◆ Source material ◆
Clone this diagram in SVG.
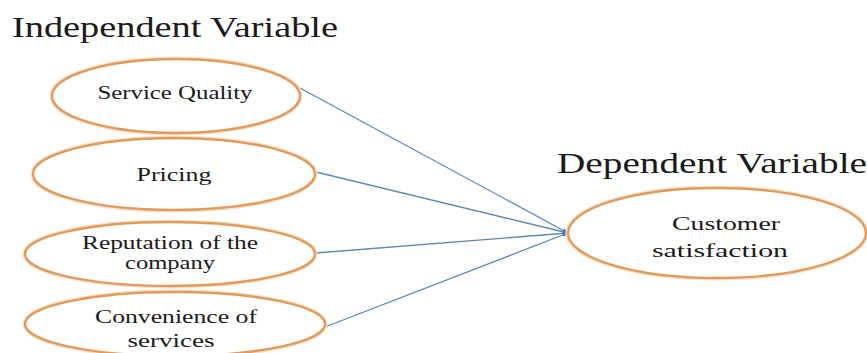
<svg xmlns="http://www.w3.org/2000/svg" width="867" height="353" viewBox="0 0 867 353">
  <defs>
    <marker id="arrow" viewBox="0 0 10 10" refX="9" refY="5" markerWidth="6" markerHeight="6" orient="auto" markerUnits="userSpaceOnUse">
      <path d="M0,1 L10,5 L0,9 z" fill="#4A78B0"/>
    </marker>
  </defs>
  <style>
    .halo { fill: none; stroke: #F8E2CC; stroke-width: 5; }
    .oval { fill: #FFFFFF; stroke: #E3995A; stroke-width: 2.4; }
    .title { font-family: "Liberation Serif", "Times New Roman", serif; font-size: 29px; fill: #1A1A1A; }
    .label { font-family: "Liberation Serif", "Times New Roman", serif; font-size: 18px; fill: #1A1A1A; text-anchor: middle; }
    .link { stroke: #5E88B8; stroke-width: 1.3; fill: none; marker-end: url(#arrow); }
  </style>
  <rect width="867" height="353" fill="#FFFFFF"/>

  <text class="title" x="12" y="37" textLength="326" lengthAdjust="spacingAndGlyphs">Independent Variable</text>
  <text class="title" x="557" y="173" textLength="310" lengthAdjust="spacingAndGlyphs">Dependent Variable</text>

  <g id="connectors">
    <line class="link" x1="300" y1="88" x2="568" y2="233"/>
    <line class="link" x1="316" y1="172" x2="568" y2="233"/>
    <line class="link" x1="316" y1="253" x2="568" y2="233"/>
    <line class="link" x1="325" y1="327" x2="568" y2="233"/>
  </g>

  <g id="service-quality">
    <ellipse class="halo" cx="176" cy="96" rx="124" ry="37"/>
    <ellipse class="oval" cx="176" cy="96" rx="124" ry="37"/>
    <text class="label" x="175" y="99" textLength="155" lengthAdjust="spacingAndGlyphs">Service Quality</text>
  </g>

  <g id="pricing">
    <ellipse class="halo" cx="174" cy="174" rx="141" ry="36"/>
    <ellipse class="oval" cx="174" cy="174" rx="141" ry="36"/>
    <text class="label" x="174" y="181" textLength="75" lengthAdjust="spacingAndGlyphs">Pricing</text>
  </g>

  <g id="reputation">
    <ellipse class="halo" cx="170" cy="254" rx="145" ry="32"/>
    <ellipse class="oval" cx="170" cy="254" rx="145" ry="32"/>
    <text class="label" x="170" y="249" textLength="176" lengthAdjust="spacingAndGlyphs">Reputation of the</text>
    <text class="label" x="170" y="269" textLength="90" lengthAdjust="spacingAndGlyphs">company</text>
  </g>

  <g id="convenience">
    <ellipse class="halo" cx="175" cy="324" rx="150" ry="32"/>
    <ellipse class="oval" cx="175" cy="324" rx="150" ry="32"/>
    <text class="label" x="176" y="323" textLength="162" lengthAdjust="spacingAndGlyphs">Convenience of</text>
    <text class="label" x="171" y="347" textLength="87" lengthAdjust="spacingAndGlyphs">services</text>
  </g>

  <g id="customer-satisfaction">
    <ellipse class="halo" cx="717" cy="233" rx="149" ry="45"/>
    <ellipse class="oval" cx="717" cy="233" rx="149" ry="45"/>
    <text class="label" x="726" y="230" textLength="108" lengthAdjust="spacingAndGlyphs">Customer</text>
    <text class="label" x="720" y="257" textLength="136" lengthAdjust="spacingAndGlyphs">satisfaction</text>
  </g>
</svg>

◆ Exercise task ◆
Reproduce each line exactly as it appears, omitting the pictures.

◆ Problem solution ◆
Clone this diagram in SVG.
<svg xmlns="http://www.w3.org/2000/svg" width="867" height="353" viewBox="0 0 867 353">
  <defs>
    <marker id="arrow" viewBox="0 0 10 10" refX="9" refY="5" markerWidth="6" markerHeight="6" orient="auto" markerUnits="userSpaceOnUse">
      <path d="M0,1 L10,5 L0,9 z" fill="#4A78B0"/>
    </marker>
  </defs>
  <style>
    .halo { fill: none; stroke: #F8E2CC; stroke-width: 5; }
    .oval { fill: #FFFFFF; stroke: #E3995A; stroke-width: 2.4; }
    .title { font-family: "Liberation Serif", "Times New Roman", serif; font-size: 29px; fill: #1A1A1A; }
    .label { font-family: "Liberation Serif", "Times New Roman", serif; font-size: 18px; fill: #1A1A1A; text-anchor: middle; }
    .link { stroke: #5E88B8; stroke-width: 1.3; fill: none; marker-end: url(#arrow); }
  </style>
  <rect width="867" height="353" fill="#FFFFFF"/>

  <text class="title" x="12" y="37" textLength="326" lengthAdjust="spacingAndGlyphs">Independent Variable</text>
  <text class="title" x="557" y="173" textLength="310" lengthAdjust="spacingAndGlyphs">Dependent Variable</text>

  <g id="connectors">
    <line class="link" x1="300" y1="88" x2="568" y2="233"/>
    <line class="link" x1="316" y1="172" x2="568" y2="233"/>
    <line class="link" x1="316" y1="253" x2="568" y2="233"/>
    <line class="link" x1="325" y1="327" x2="568" y2="233"/>
  </g>

  <g id="service-quality">
    <ellipse class="halo" cx="176" cy="96" rx="124" ry="37"/>
    <ellipse class="oval" cx="176" cy="96" rx="124" ry="37"/>
    <text class="label" x="175" y="99" textLength="155" lengthAdjust="spacingAndGlyphs">Service Quality</text>
  </g>

  <g id="pricing">
    <ellipse class="halo" cx="174" cy="174" rx="141" ry="36"/>
    <ellipse class="oval" cx="174" cy="174" rx="141" ry="36"/>
    <text class="label" x="174" y="181" textLength="75" lengthAdjust="spacingAndGlyphs">Pricing</text>
  </g>

  <g id="reputation">
    <ellipse class="halo" cx="170" cy="254" rx="145" ry="32"/>
    <ellipse class="oval" cx="170" cy="254" rx="145" ry="32"/>
    <text class="label" x="170" y="249" textLength="176" lengthAdjust="spacingAndGlyphs">Reputation of the</text>
    <text class="label" x="170" y="269" textLength="90" lengthAdjust="spacingAndGlyphs">company</text>
  </g>

  <g id="convenience">
    <ellipse class="halo" cx="175" cy="324" rx="150" ry="32"/>
    <ellipse class="oval" cx="175" cy="324" rx="150" ry="32"/>
    <text class="label" x="176" y="323" textLength="162" lengthAdjust="spacingAndGlyphs">Convenience of</text>
    <text class="label" x="171" y="347" textLength="87" lengthAdjust="spacingAndGlyphs">services</text>
  </g>

  <g id="customer-satisfaction">
    <ellipse class="halo" cx="717" cy="233" rx="149" ry="45"/>
    <ellipse class="oval" cx="717" cy="233" rx="149" ry="45"/>
    <text class="label" x="726" y="230" textLength="108" lengthAdjust="spacingAndGlyphs">Customer</text>
    <text class="label" x="720" y="257" textLength="136" lengthAdjust="spacingAndGlyphs">satisfaction</text>
  </g>
</svg>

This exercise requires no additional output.